• [Task directions]:
Keep only the lines of the listing that include the word "image", and copy them.

[Source data]
╔══

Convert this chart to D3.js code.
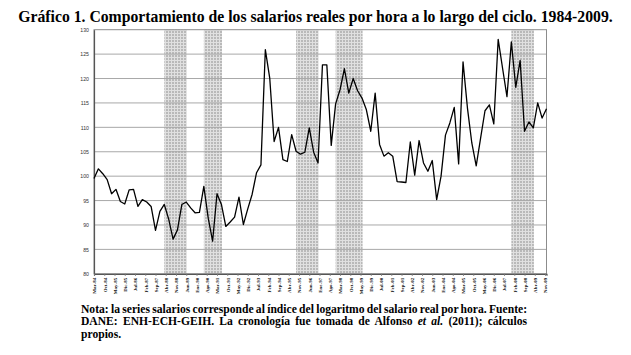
<!DOCTYPE html>
<html><head><meta charset="utf-8">
<script src="https://cdn.jsdelivr.net/npm/d3@7"></script>
<style>html,body{margin:0;padding:0;background:#fff;}svg{display:block;}</style>
</head><body>
<svg id="c" width="631" height="355"></svg>
<script>
// ---- data ----
const startLabel = "Mar-84"; // first quarter (1984-Q1), quarterly data
const salarios = [
 99.5,101.5,100.5,99.3,96.4,97.3,94.8,94.3,97.2,97.3,93.8,95.2,94.7,93.8,88.9,92.8,
 94.2,91.2,87.1,89.0,94.2,94.7,93.5,92.5,92.6,97.9,91.4,86.7,96.4,94.2,89.7,90.6,
 91.6,95.7,90.1,93.3,96.3,100.7,102.3,125.9,120.1,107.1,110.0,103.4,103.0,108.5,105.1,104.5,
 104.9,109.9,104.9,102.7,122.8,122.8,106.3,114.8,117.7,122.0,117.0,120.0,117.5,116.0,113.6,109.2,
 117.0,106.5,104.1,104.8,104.1,98.9,98.8,98.7,107.0,100.2,107.3,102.7,101.0,103.2,95.2,100.0,
 108.4,110.9,114.1,102.5,123.4,114.0,106.8,102.1,107.8,113.4,114.6,110.7,128.0,122.1,116.3,127.5,
 118.2,123.7,109.2,111.1,109.9,115.0,111.9,113.8
];
const recesionInicio = ["1988-03","1990-06","1995-09","1997-12","2007-12"];
const recesionFin    = ["1989-06","1991-06","1996-12","1999-06","2009-03"];
const xTickLabels = ["Mar-84","Oct-84","May-85","Dic-85","Jul-86","Feb-87","Sep-87","Abr-88","Nov-88","Jun-89",
 "Ene-90","Ago-90","Mar-91","Oct-91","May-92","Dic-92","Jul-93","Feb-94","Sep-94","Abr-95","Nov-95","Jun-96",
 "Ene-97","Ago-97","Mar-98","Oct-98","May-99","Dic-99","Jul-00","Feb-01","Sep-01","Abr-02","Nov-02","Jun-03",
 "Ene-04","Ago-04","Mar-05","Oct-05","May-06","Dic-06","Jul-07","Feb-08","Sep-08","Abr-09","Nov-09"];
const yTicks = [80,85,90,95,100,105,110,115,120,125,130];
const titulo = "Gráfico 1. Comportamiento de los salarios reales por hora a lo largo del ciclo. 1984-2009.";

// ---- layout ----
const SERIF = "'Liberation Serif','Times New Roman','DejaVu Serif',serif";
const svg = d3.select("#c");
const L=94, R=546.5, T=29.7, B=273.8;
const monthOf = s => { const [yy,m]=s.split("-").map(Number); return (yy-1984)*12 + (m-3); };
const x = d3.scaleLinear().domain([0, (salarios.length-1)*3]).range([L,R]);
const y = d3.scaleLinear().domain([80,130]).range([B,T]);

// pattern for recession shading (grey cells with white grid)
const defs = svg.append("defs");
const pat = defs.append("pattern").attr("id","hatch").attr("patternUnits","userSpaceOnUse")
  .attr("width",3).attr("height",3);
pat.append("rect").attr("width",3).attr("height",3).attr("fill","#e0e0e0");
pat.append("rect").attr("x",1).attr("y",1).attr("width",2).attr("height",2).attr("fill","#b9b9b9");

// title
const tt = svg.append("text").attr("x",315.5).attr("y",22).attr("text-anchor","middle")
  .style("font-family",SERIF).attr("font-weight","bold").attr("font-size",14)
  .attr("fill","#000").text(titulo);
const tw = tt.node().getComputedTextLength();
tt.attr("font-size", 14*595/tw);

// shading
svg.append("g").selectAll("rect").data(recesionInicio).join("rect")
  .attr("x",(d)=>x(monthOf(d)))
  .attr("width",(d,i)=>x(monthOf(recesionFin[i]))-x(monthOf(d))+0.6)
  .attr("y",T).attr("height",B-T).attr("fill","url(#hatch)");

// gridlines
svg.append("g").selectAll("line").data(yTicks.filter(v=>v>80&&v<130)).join("line")
  .attr("x1",L).attr("x2",R).attr("y1",d=>y(d)).attr("y2",d=>y(d))
  .attr("stroke","#a8a8a8").attr("stroke-width",1);

// frame
svg.append("rect").attr("x",L).attr("y",T).attr("width",R-L).attr("height",B-T)
  .attr("fill","none").attr("stroke","#8c8c8c").attr("stroke-width",1);

// y axis
const yAx = svg.append("g").attr("transform",`translate(${L},0)`)
  .call(d3.axisLeft(y).tickValues(yTicks).tickSize(0).tickPadding(5).tickFormat(d3.format("d")));
yAx.select(".domain").attr("stroke","#555").attr("stroke-width",1.2);
yAx.selectAll("text").style("font-family","'Liberation Sans',Arial,sans-serif").attr("font-size",5.2).attr("fill","#333");

// x axis
const xAx = svg.append("g").attr("transform",`translate(0,${B})`)
  .call(d3.axisBottom(x).tickValues(xTickLabels.map((d,i)=>i*7)).tickSize(2)
    .tickFormat((d,i)=>xTickLabels[i]));
xAx.select(".domain").attr("stroke","#555").attr("stroke-width",1.2);
xAx.selectAll(".tick line").attr("stroke","#777");
xAx.selectAll("text").style("font-family",SERIF).attr("font-weight","bold")
  .attr("font-size",5).attr("fill","#111")
  .attr("transform","rotate(-90)").attr("text-anchor","end").attr("y",0).attr("x",-4).attr("dy","0.35em");

// line
svg.append("path").datum(salarios)
  .attr("d", d3.line().x((d,i)=>x(i*3)).y(d=>y(d)))
  .attr("fill","none").attr("stroke","#000").attr("stroke-width",1.3).attr("stroke-linejoin","round");

// note
const noteLines = [
  [{t:"Nota: la series salarios corresponde al índice del logaritmo del salario real por hora. Fuente:"}],
  [{t:"DANE: ENH-ECH-GEIH. La cronología fue tomada de Alfonso "},{t:"et al.",i:true},{t:" (2011); cálculos"}],
  [{t:"propios."}]
];
const justify = [true,true,false];
const nb = [312.5,325,337.5];
noteLines.forEach((ln,k)=>{
  const t = svg.append("text").attr("x",81).attr("y",nb[k])
    .style("font-family",SERIF).attr("font-weight","bold").attr("font-size",11.6).attr("fill","#000");
  ln.forEach(p=>{ t.append("tspan").attr("font-style",p.i?"italic":"normal").text(p.t); });
  if(justify[k]){
    const w = t.node().getComputedTextLength();
    const spaces = ln.map(p=>p.t).join("").split(" ").length-1;
    t.attr("word-spacing",(446-w)/spaces);
  }
});
</script>
</body></html>
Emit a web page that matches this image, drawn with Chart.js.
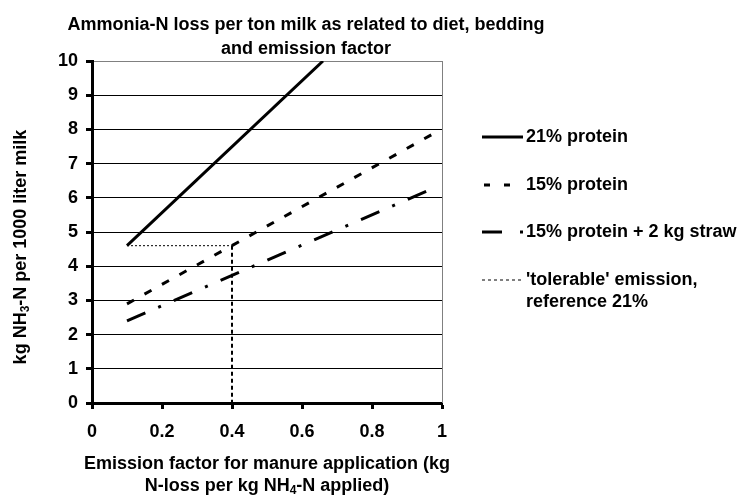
<!DOCTYPE html>
<html>
<head>
<meta charset="utf-8">
<script src="https://cdn.jsdelivr.net/npm/chart.js@4/dist/chart.umd.min.js"></script>
<style>
    body { margin: 0; background: #fff; }
    canvas { display: block; }
</style>
</head>
<body>
<canvas id="chart" width="745" height="495"></canvas>
<script>
        // Data
        const xTicks = [0, 0.2, 0.4, 0.6, 0.8, 1];
        const yTicks = [0, 1, 2, 3, 4, 5, 6, 7, 8, 9, 10];

        const seriesNames = ['21% protein', '15% protein', '15% protein + 2 kg straw', "'tolerable' emission,", 'reference 21%'];

        const xProtein21 = [0.1, 0.66];
        const yProtein21 = [4.6, 10];
        const xProtein15 = [0.1, 0.98];
        const yProtein15 = [2.9, 7.9];
        const xStraw = [0.1, 0.98];
        const yStraw = [2.4, 6.3];
        const xTolerable = [0.1, 0.4, 0.4];
        const yTolerable = [4.6, 4.6, 0];

        const FONT = '"Liberation Sans", Arial, sans-serif';

        function toPoints(xs, ys) {
            return xs.map((x, i) => ({ x: x, y: ys[i] }));
        }

        // Text with subscripts, centred on (cx, cy)
        function drawRich(ctx, parts, cx, cy) {
            const big = 'bold 18px ' + FONT;
            const small = 'bold 12px ' + FONT;
            let total = 0;
            parts.forEach(p => {
                ctx.font = p.sub ? small : big;
                total += ctx.measureText(p.t).width;
            });
            let x = cx - total / 2;
            ctx.textAlign = 'left';
            ctx.textBaseline = 'middle';
            parts.forEach(p => {
                ctx.font = p.sub ? small : big;
                ctx.fillText(p.t, x, p.sub ? cy + 5 : cy);
                x += ctx.measureText(p.t).width;
            });
        }

        function legendLine(ctx, x1, x2, y, width, dash) {
            ctx.beginPath();
            ctx.lineWidth = width;
            ctx.setLineDash(dash);
            ctx.moveTo(x1, y);
            ctx.lineTo(x2, y);
            ctx.stroke();
        }

        const overlay = {
            id: 'overlay',
            afterDraw(chart) {
                const ctx = chart.ctx;
                const area = chart.chartArea;
                ctx.save();
                ctx.fillStyle = '#000';
                ctx.strokeStyle = '#000';

                // right border of plot area
                ctx.strokeStyle = '#808080';
                legendLine(ctx, area.right + 0.5, area.right + 0.5, 0, 1, []);
                ctx.beginPath();
                ctx.moveTo(area.right + 0.5, area.top);
                ctx.lineTo(area.right + 0.5, area.bottom);
                ctx.stroke();
                ctx.strokeStyle = '#000';

                // title
                ctx.font = 'bold 18px ' + FONT;
                ctx.textAlign = 'center';
                ctx.textBaseline = 'middle';
                ctx.fillText('Ammonia-N loss per ton milk as related to diet, bedding', 306, 25);
                ctx.fillText('and emission factor', 306, 49);

                // x axis title
                const cx = (area.left + area.right) / 2;
                drawRich(ctx, [{ t: 'Emission factor for manure application (kg' }], cx, 464);
                drawRich(ctx, [{ t: 'N-loss per kg NH' }, { t: '4', sub: true }, { t: '-N applied)' }], cx, 486);

                // y axis title
                ctx.save();
                ctx.translate(21, 247);
                ctx.rotate(-Math.PI / 2);
                drawRich(ctx, [{ t: 'kg NH' }, { t: '3', sub: true }, { t: '-N per 1000 liter milk' }], 0, 0);
                ctx.restore();

                // legend
                legendLine(ctx, 482, 523, 137, 3, []);
                legendLine(ctx, 484, 524, 185, 3, [6, 14]);
                legendLine(ctx, 482, 524, 232, 3, [20, 18, 3, 100]);
                legendLine(ctx, 482, 521, 280, 1, [3, 3]);
                ctx.setLineDash([]);
                ctx.font = 'bold 18px ' + FONT;
                ctx.textAlign = 'left';
                ctx.textBaseline = 'middle';
                const rows = [137, 185, 232, 280, 302];
                seriesNames.forEach((name, i) => ctx.fillText(name, 526, rows[i]));

                ctx.restore();
            }
        };

        const ctx = document.getElementById('chart').getContext('2d');

        new Chart(ctx, {
            type: 'line',
            data: {
                datasets: [{
                    label: seriesNames[0],
                    data: toPoints(xProtein21, yProtein21),
                    borderColor: '#000',
                    borderWidth: 3
                }, {
                    label: seriesNames[1],
                    data: toPoints(xProtein15, yProtein15),
                    borderColor: '#000',
                    borderWidth: 3,
                    borderDash: [8, 12]
                }, {
                    label: seriesNames[2],
                    data: toPoints(xStraw, yStraw),
                    borderColor: '#000',
                    borderWidth: 3,
                    borderDash: [20, 14, 3, 14]
                }, {
                    label: seriesNames[3],
                    data: toPoints(xTolerable, yTolerable),
                    borderColor: '#000',
                    borderWidth: 1,
                    borderDash: [2, 2],
                    segment: {
                        borderWidth: c => c.p0.parsed.x === c.p1.parsed.x ? 2 : 1,
                        borderDash: c => c.p0.parsed.x === c.p1.parsed.x ? [4, 3] : [2, 2]
                    }
                }]
            },
            options: {
                responsive: false,
                animation: false,
                events: [],
                elements: {
                    point: { radius: 0 },
                    line: { tension: 0, fill: false }
                },
                layout: { padding: { left: 0, top: 61, right: 303, bottom: 0 } },
                plugins: {
                    legend: { display: false },
                    title: { display: false },
                    tooltip: { enabled: false }
                },
                scales: {
                    x: {
                        type: 'linear',
                        min: 0,
                        max: 1,
                        afterFit: s => { s.height = 92; },
                        afterBuildTicks: s => { s.ticks = xTicks.map(v => ({ value: v })); },
                        border: { color: '#000', width: 3 },
                        grid: {
                            drawOnChartArea: false,
                            drawTicks: true,
                            tickLength: 6,
                            tickWidth: 3,
                            tickColor: '#000'
                        },
                        ticks: {
                            color: '#000',
                            padding: 12,
                            font: { family: FONT, size: 18, weight: 'bold' },
                            callback: v => String(v)
                        }
                    },
                    y: {
                        min: 0,
                        max: 10,
                        afterFit: s => { s.width = 92; },
                        afterBuildTicks: s => { s.ticks = yTicks.map(v => ({ value: v })); },
                        border: { color: '#000', width: 3 },
                        grid: {
                            color: c => c.tick && c.tick.value === 10 ? '#808080' : '#000',
                            lineWidth: 1,
                            drawTicks: true,
                            tickLength: 6,
                            tickWidth: 3,
                            tickColor: '#000'
                        },
                        ticks: {
                            color: '#000',
                            padding: 8,
                            font: { family: FONT, size: 18, weight: 'bold' }
                        }
                    }
                }
            },
            plugins: [overlay]
        });
</script>
</body>
</html>
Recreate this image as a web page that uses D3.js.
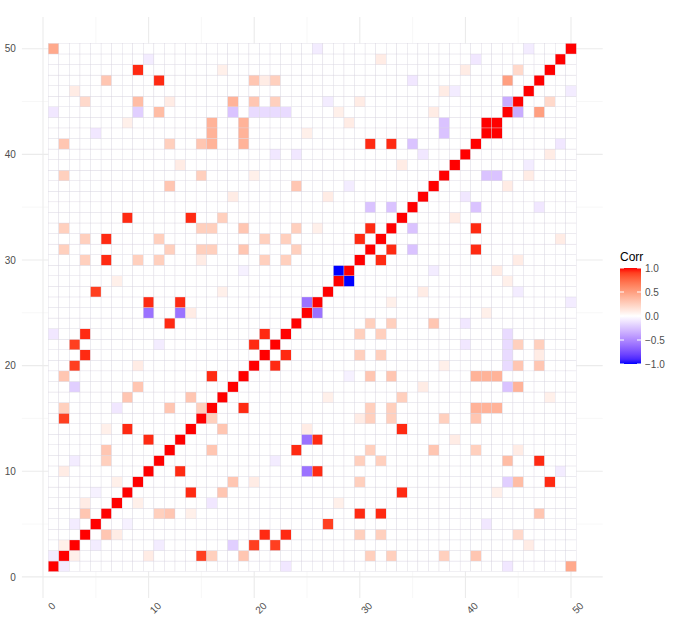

╚══

• [Exercise response]:
Emit a web page that matches this image, drawn with Chart.js.
Recreate this image as a web page that uses D3.js.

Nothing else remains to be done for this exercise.